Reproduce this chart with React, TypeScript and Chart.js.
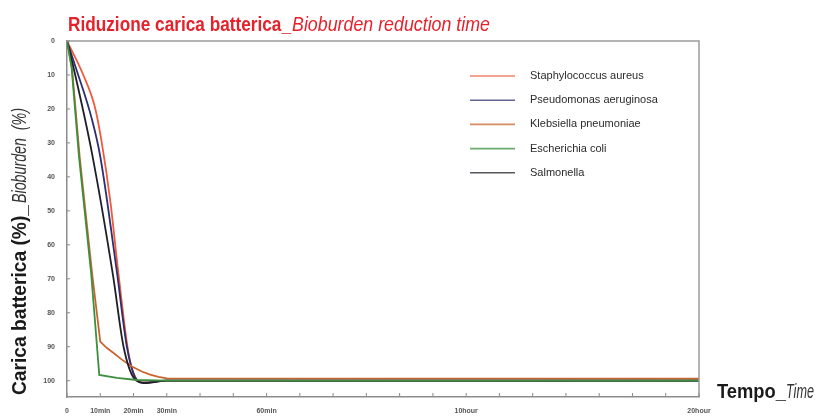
import React, { useEffect, useRef } from 'react';
import { Chart, registerables } from 'chart.js';
Chart.register(...registerables);

// ---- data ----
const seriesLabels = [
  'Staphylococcus aureus',
  'Pseudomonas aeruginosa',
  'Klebsiella pneumoniae',
  'Escherichia coli',
  'Salmonella',
];
const xTickLabels = [
  '0', '10min', '20min', '30min', '', '', '60min', '', '', '', '', '', '10hour',
  '', '', '', '', '', '', '20hour',
];
const yTickValues = [0, 10, 20, 30, 40, 50, 60, 70, 80, 90, 100];

const staphX = [0, 0.49, 0.84, 1.04, 1.3, 1.55, 1.85, 2.05, 2.3, 3, 19];
const staphY = [0, 10, 19.5, 29.6, 47, 68.8, 92, 99, 100.5, 100, 100];

const pseudoX = [0, 0.27, 0.74, 1.0, 1.5, 1.8, 2.05, 2.3, 3, 19];
const pseudoY = [0, 8, 22.7, 34, 68, 90, 99, 100.6, 100, 100];

const klebX = [0, 0.15, 0.38, 0.75, 1.0, 1.2, 1.39, 1.65, 1.95, 2.25, 2.5, 2.75, 3, 19];
const klebY = [0, 8, 34, 68, 88.5, 90.4, 91.8, 93.8, 95.8, 97.3, 98.2, 98.9, 99.3, 99.4];

const ecoliX = [0, 0.14, 0.36, 0.73, 0.97, 1.5, 2.1, 3, 19];
const ecoliY = [0, 8, 34, 68.8, 98.3, 99.2, 99.8, 100, 100];

const salmX = [0, 0.2, 0.75, 1.38, 1.7, 2.05, 2.35, 3, 19];
const salmY = [0, 8, 33, 68.8, 90, 99.7, 100.7, 100, 100];

const seriesColors = ['#ee5b3b', '#2e2e70', '#c8652e', '#3d8f3d', '#1e1e28'];
const seriesOrder = [4, 3, 2, 0, 1];
const seriesSmooth = [true, true, false, false, true];

const toPoints = (xs: number[], ys: number[]) => xs.map((x, i) => ({ x, y: ys[i] }));

const FONT = "'Liberation Sans', Arial, sans-serif";

function drawFitted(
  ctx: CanvasRenderingContext2D,
  text: string,
  x: number,
  y: number,
  width: number,
  font: string,
  color: string
) {
  ctx.save();
  ctx.font = font;
  ctx.fillStyle = color;
  ctx.textBaseline = 'alphabetic';
  ctx.textAlign = 'left';
  const w = ctx.measureText(text).width;
  ctx.translate(x, y);
  ctx.scale(width / w, 1);
  ctx.fillText(text, 0, 0);
  ctx.restore();
}

const decorPlugin = {
  id: 'decor',
  afterDatasetsDraw(chart: any) {
    const { ctx, chartArea } = chart;
    const xs = chart.scales.x;
    const ys = chart.scales.y;
    ctx.save();
    // frame top & right
    ctx.strokeStyle = '#9c9c9c';
    ctx.lineWidth = 1.5;
    ctx.beginPath();
    ctx.moveTo(chartArea.left, chartArea.top);
    ctx.lineTo(chartArea.right, chartArea.top);
    ctx.lineTo(chartArea.right, chartArea.bottom);
    ctx.stroke();
    // inner tick marks
    ctx.strokeStyle = '#8a8a8a';
    ctx.lineWidth = 1;
    ys.ticks.forEach((t: any) => {
      const py = ys.getPixelForValue(t.value);
      ctx.beginPath();
      ctx.moveTo(chartArea.left, py);
      ctx.lineTo(chartArea.left + 3, py);
      ctx.stroke();
    });
    xs.ticks.forEach((t: any) => {
      const px = xs.getPixelForValue(t.value);
      ctx.beginPath();
      ctx.moveTo(px, chartArea.bottom);
      ctx.lineTo(px, chartArea.bottom - 4);
      ctx.stroke();
    });
    ctx.restore();
  },
  afterDraw(chart: any) {
    const { ctx, chartArea } = chart;
    // title
    drawFitted(ctx, 'Riduzione carica batterica_', 68, 31, 223, `bold 21px ${FONT}`, '#e5222c');
    drawFitted(ctx, 'Bioburden reduction time', 292, 31, 198, `italic 21px ${FONT}`, '#e5222c');
    // y axis title
    ctx.save();
    ctx.translate(26, 395);
    ctx.rotate(-Math.PI / 2);
    drawFitted(ctx, 'Carica batterica (%)_', 0, 0, 190, `bold 21px ${FONT}`, '#1a1a1a');
    drawFitted(ctx, 'Bioburden  (%)', 192, 0, 95, `italic 21px ${FONT}`, '#333333');
    ctx.restore();
    // x axis title
    drawFitted(ctx, 'Tempo_', 717, 398, 69, `bold 21px ${FONT}`, '#1a1a1a');
    drawFitted(ctx, 'Time', 786, 398, 28, `italic 21px ${FONT}`, '#333333');
    // legend
    const lx = chartArea.left + 403;
    const ly = 76;
    chart.data.datasets.forEach((ds: any, i: number) => {
      const y = ly + i * 24.2;
      ctx.save();
      ctx.strokeStyle = ds.borderColor;
      ctx.globalAlpha = 0.75;
      ctx.lineWidth = 1.6;
      ctx.beginPath();
      ctx.moveTo(lx, y);
      ctx.lineTo(lx + 45, y);
      ctx.stroke();
      ctx.restore();
      ctx.save();
      ctx.font = `11px ${FONT}`;
      ctx.fillStyle = '#2b2b2b';
      ctx.textBaseline = 'middle';
      ctx.translate(lx + 60, y);
      ctx.fillText(ds.label, 0, 0);
      ctx.restore();
    });
  },
};

export default function App() {
  const ref = useRef<HTMLCanvasElement>(null);
  useEffect(() => {
    document.body.style.margin = '0';
    const allX = [staphX, pseudoX, klebX, ecoliX, salmX];
    const allY = [staphY, pseudoY, klebY, ecoliY, salmY];
    const chart = new Chart(ref.current!, {
      type: 'line',
      data: {
        datasets: seriesLabels.map((label, i) => ({
          label,
          data: toPoints(allX[i], allY[i]),
          borderColor: seriesColors[i],
          backgroundColor: seriesColors[i],
          borderWidth: 1.8,
          pointRadius: 0,
          order: seriesOrder[i],
          tension: 0,
          cubicInterpolationMode: seriesSmooth[i] ? ('monotone' as const) : ('default' as const),
          fill: false,
        })),
      },
      options: {
        animation: false,
        responsive: false,
        layout: { padding: { left: 0, top: 41, right: 118, bottom: 0 } },
        plugins: {
          legend: { display: false },
          tooltip: { enabled: false },
          title: { display: false },
        },
        scales: {
          x: {
            type: 'linear',
            min: 0,
            max: 19,
            grid: { display: false, drawTicks: false },
            border: { display: true, color: '#8c8c8c', width: 1.5 },
            afterBuildTicks: (s: any) => {
              s.ticks = xTickLabels.map((_, i) => ({ value: i }));
            },
            afterFit: (s: any) => {
              s.height = 19;
            },
            ticks: {
              autoSkip: false,
              maxRotation: 0,
              padding: 10,
              color: '#555',
              font: { size: 7, family: FONT, weight: 'bold' },
              callback: (v: any) => xTickLabels[Math.round(Number(v))] ?? '',
            },
          },
          y: {
            type: 'linear',
            reverse: true,
            min: 0,
            max: 104.8,
            grid: { display: false, drawTicks: false },
            border: { display: true, color: '#8c8c8c', width: 1.5 },
            afterBuildTicks: (s: any) => {
              s.ticks = yTickValues.map((v) => ({ value: v }));
            },
            afterFit: (s: any) => {
              s.width = 67;
            },
            ticks: {
              padding: 12,
              color: '#555',
              font: { size: 7, family: FONT, weight: 'bold' },
              callback: (v: any) => String(v),
            },
          },
        },
      },
      plugins: [decorPlugin],
    });
    return () => chart.destroy();
  }, []);
  return (
    <div style={{ width: 817, height: 416, background: '#fff' }}>
      <canvas ref={ref} width={817} height={416} />
    </div>
  );
}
▬▬▬▬▬▬▬▬▬▬
_WHAT THE TASK ASKS_
Leave out any pictures, please, and quote only the lines from the top of the data through the line that contains "Chart.register(...registerables);".

_OUTPUT FOR THIS EXERCISE_
Reproduce this chart with React, TypeScript and Chart.js.
import React, { useEffect, useRef } from 'react';
import { Chart, registerables } from 'chart.js';
Chart.register(...registerables);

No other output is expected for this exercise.